* **WORK TO DO**
Write out the material again word for word, dropping any images it holds.

* **SOURCE DATA**

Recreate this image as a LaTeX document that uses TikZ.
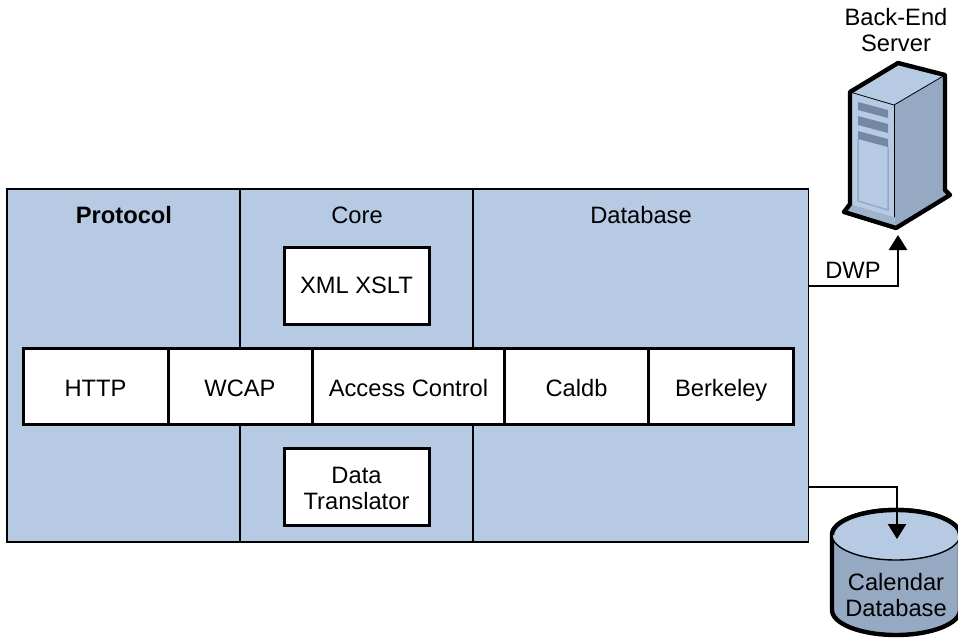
\documentclass[tikz,border=0pt]{standalone}
\usepackage{fontspec}
\setmainfont{Liberation Sans}
\usetikzlibrary{arrows.meta}
\definecolor{panelblue}{HTML}{B7CAE4}
\definecolor{sideblue}{HTML}{96A9C3}
\definecolor{slotblue}{HTML}{7488A6}
\tikzset{
  panel/.style={draw=black,line width=1.2pt,fill=panelblue,minimum height=353pt,inner sep=0pt,outer sep=0pt},
  whitebox/.style={draw=black,line width=3pt,fill=white,inner sep=0pt,outer sep=0pt,align=center},
  rowcell/.style={whitebox,minimum height=76pt,text height=21pt,text depth=0pt},
  lbl/.style={inner sep=0pt,align=center},
  link/.style={line width=2.6pt,draw=black,-{Triangle[length=15pt,width=18pt]}},
  heavy/.style={line width=4.4pt,line join=round,draw=black},
  txt/.style={font=\fontsize{23.7}{26}\selectfont}
}
\begin{document}
\begin{tikzpicture}[x=1pt,y=-1pt,every node/.style={txt}]
\useasboundingbox (0,0) rectangle (958,637);
% panels
\node[panel,minimum width=233pt] (protocol) at (123.5,365.5) {};
\node[panel,minimum width=233pt] (core) at (356.5,365.5) {};
\node[panel,minimum width=335.5pt] (database) at (640.75,365.5) {};
\node[lbl,font=\fontsize{23.7}{26}\selectfont\bfseries] (protocolT) at (124,215) {Protocol};
\node[lbl] (coreT) at (357,215) {Core};
\node[lbl] (databaseT) at (641,215) {Database};
% boxes
\node[whitebox,minimum width=145pt,minimum height=77pt] (xml) at (356.5,285.5) {XML XSLT};
\node[whitebox,minimum width=145pt,minimum height=77pt] (trans) at (356.5,487.3) {\rule{0pt}{18pt}Data\\Translator};
\node[rowcell,minimum width=145pt] (http) at (95.5,386) {HTTP};
\node[rowcell,minimum width=144pt] (wcap) at (240,386) {WCAP};
\node[rowcell,minimum width=192pt] (access) at (408.5,386) {Access Control};
\node[rowcell,minimum width=145pt] (caldb) at (576.5,386) {Caldb};
\node[rowcell,minimum width=145pt] (berkeley) at (721.2,386) {Berkeley};
% server
\fill[panelblue] (850,92) -- (898,63) -- (945,75) -- (894,105) -- cycle;
\fill[sideblue] (894,105) -- (945,75) -- (945,190) -- (950,195) -- (896,228) -- (894,217) -- cycle;
\fill[panelblue] (850,92) -- (894,105) -- (894,217) -- (850,204) -- cycle;
\fill[sideblue!70!panelblue] (850,204) -- (894,217) -- (896,228) -- (844,212) -- cycle;
\fill[slotblue] (858,102) -- (888,110) -- (888,118) -- (858,110) -- cycle;
\fill[slotblue] (858,116) -- (888,124) -- (888,133) -- (858,125) -- cycle;
\fill[slotblue] (858,131) -- (888,139) -- (888,147) -- (858,139) -- cycle;
\draw[sideblue,line width=1.5pt] (858,139) -- (858,201) -- (888,210) -- (888,147);
\draw[black,line width=0.8pt] (850,92) -- (894,105) -- (945,75);
\draw[black,line width=0.8pt] (894,105) -- (894,217);
\draw[heavy] (850,204) -- (850,92) -- (898,63) -- (945,75) -- (945,190) -- (950,195) -- (896,228) -- (844,212) -- cycle;
% cylinder
\draw[heavy,fill=sideblue] (832,535) -- (832,610)
  arc[start angle=180,end angle=360,x radius=64pt,y radius=25pt] -- (960,535)
  arc[start angle=0,end angle=180,x radius=64pt,y radius=25pt] -- cycle;
\draw[black,line width=1.4pt,fill=panelblue] (896,535) ellipse[x radius=64pt,y radius=25pt];
\draw[heavy] (832,535) arc[start angle=180,end angle=0,x radius=64pt,y radius=25pt];
\node[lbl] (caldbT) at (896,595) {Calendar\\Database};
% labels
\node[lbl] (backend) at (896,30.5) {Back-End\\Server};
\node[lbl] (dwp) at (853,270) {DWP};
% connectors
\coordinate (dwpStart) at (database.east |- 0,286);
\coordinate (dbStart) at (database.east |- 0,487);
\coordinate (serverFoot) at (898,235);
\coordinate (dbArrow) at (897,539);
\draw[link] (dwpStart) -| (serverFoot);
\draw[link] (dbStart) -| (dbArrow);
\end{tikzpicture}
\end{document}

* **RESPONSE TO THE TASK**
Recreate this image as a LaTeX document that uses TikZ.
\documentclass[tikz,border=0pt]{standalone}
\usepackage{fontspec}
\setmainfont{Liberation Sans}
\usetikzlibrary{arrows.meta}
\definecolor{panelblue}{HTML}{B7CAE4}
\definecolor{sideblue}{HTML}{96A9C3}
\definecolor{slotblue}{HTML}{7488A6}
\tikzset{
  panel/.style={draw=black,line width=1.2pt,fill=panelblue,minimum height=353pt,inner sep=0pt,outer sep=0pt},
  whitebox/.style={draw=black,line width=3pt,fill=white,inner sep=0pt,outer sep=0pt,align=center},
  rowcell/.style={whitebox,minimum height=76pt,text height=21pt,text depth=0pt},
  lbl/.style={inner sep=0pt,align=center},
  link/.style={line width=2.6pt,draw=black,-{Triangle[length=15pt,width=18pt]}},
  heavy/.style={line width=4.4pt,line join=round,draw=black},
  txt/.style={font=\fontsize{23.7}{26}\selectfont}
}
\begin{document}
\begin{tikzpicture}[x=1pt,y=-1pt,every node/.style={txt}]
\useasboundingbox (0,0) rectangle (958,637);
% panels
\node[panel,minimum width=233pt] (protocol) at (123.5,365.5) {};
\node[panel,minimum width=233pt] (core) at (356.5,365.5) {};
\node[panel,minimum width=335.5pt] (database) at (640.75,365.5) {};
\node[lbl,font=\fontsize{23.7}{26}\selectfont\bfseries] (protocolT) at (124,215) {Protocol};
\node[lbl] (coreT) at (357,215) {Core};
\node[lbl] (databaseT) at (641,215) {Database};
% boxes
\node[whitebox,minimum width=145pt,minimum height=77pt] (xml) at (356.5,285.5) {XML XSLT};
\node[whitebox,minimum width=145pt,minimum height=77pt] (trans) at (356.5,487.3) {\rule{0pt}{18pt}Data\\Translator};
\node[rowcell,minimum width=145pt] (http) at (95.5,386) {HTTP};
\node[rowcell,minimum width=144pt] (wcap) at (240,386) {WCAP};
\node[rowcell,minimum width=192pt] (access) at (408.5,386) {Access Control};
\node[rowcell,minimum width=145pt] (caldb) at (576.5,386) {Caldb};
\node[rowcell,minimum width=145pt] (berkeley) at (721.2,386) {Berkeley};
% server
\fill[panelblue] (850,92) -- (898,63) -- (945,75) -- (894,105) -- cycle;
\fill[sideblue] (894,105) -- (945,75) -- (945,190) -- (950,195) -- (896,228) -- (894,217) -- cycle;
\fill[panelblue] (850,92) -- (894,105) -- (894,217) -- (850,204) -- cycle;
\fill[sideblue!70!panelblue] (850,204) -- (894,217) -- (896,228) -- (844,212) -- cycle;
\fill[slotblue] (858,102) -- (888,110) -- (888,118) -- (858,110) -- cycle;
\fill[slotblue] (858,116) -- (888,124) -- (888,133) -- (858,125) -- cycle;
\fill[slotblue] (858,131) -- (888,139) -- (888,147) -- (858,139) -- cycle;
\draw[sideblue,line width=1.5pt] (858,139) -- (858,201) -- (888,210) -- (888,147);
\draw[black,line width=0.8pt] (850,92) -- (894,105) -- (945,75);
\draw[black,line width=0.8pt] (894,105) -- (894,217);
\draw[heavy] (850,204) -- (850,92) -- (898,63) -- (945,75) -- (945,190) -- (950,195) -- (896,228) -- (844,212) -- cycle;
% cylinder
\draw[heavy,fill=sideblue] (832,535) -- (832,610)
  arc[start angle=180,end angle=360,x radius=64pt,y radius=25pt] -- (960,535)
  arc[start angle=0,end angle=180,x radius=64pt,y radius=25pt] -- cycle;
\draw[black,line width=1.4pt,fill=panelblue] (896,535) ellipse[x radius=64pt,y radius=25pt];
\draw[heavy] (832,535) arc[start angle=180,end angle=0,x radius=64pt,y radius=25pt];
\node[lbl] (caldbT) at (896,595) {Calendar\\Database};
% labels
\node[lbl] (backend) at (896,30.5) {Back-End\\Server};
\node[lbl] (dwp) at (853,270) {DWP};
% connectors
\coordinate (dwpStart) at (database.east |- 0,286);
\coordinate (dbStart) at (database.east |- 0,487);
\coordinate (serverFoot) at (898,235);
\coordinate (dbArrow) at (897,539);
\draw[link] (dwpStart) -| (serverFoot);
\draw[link] (dbStart) -| (dbArrow);
\end{tikzpicture}
\end{document}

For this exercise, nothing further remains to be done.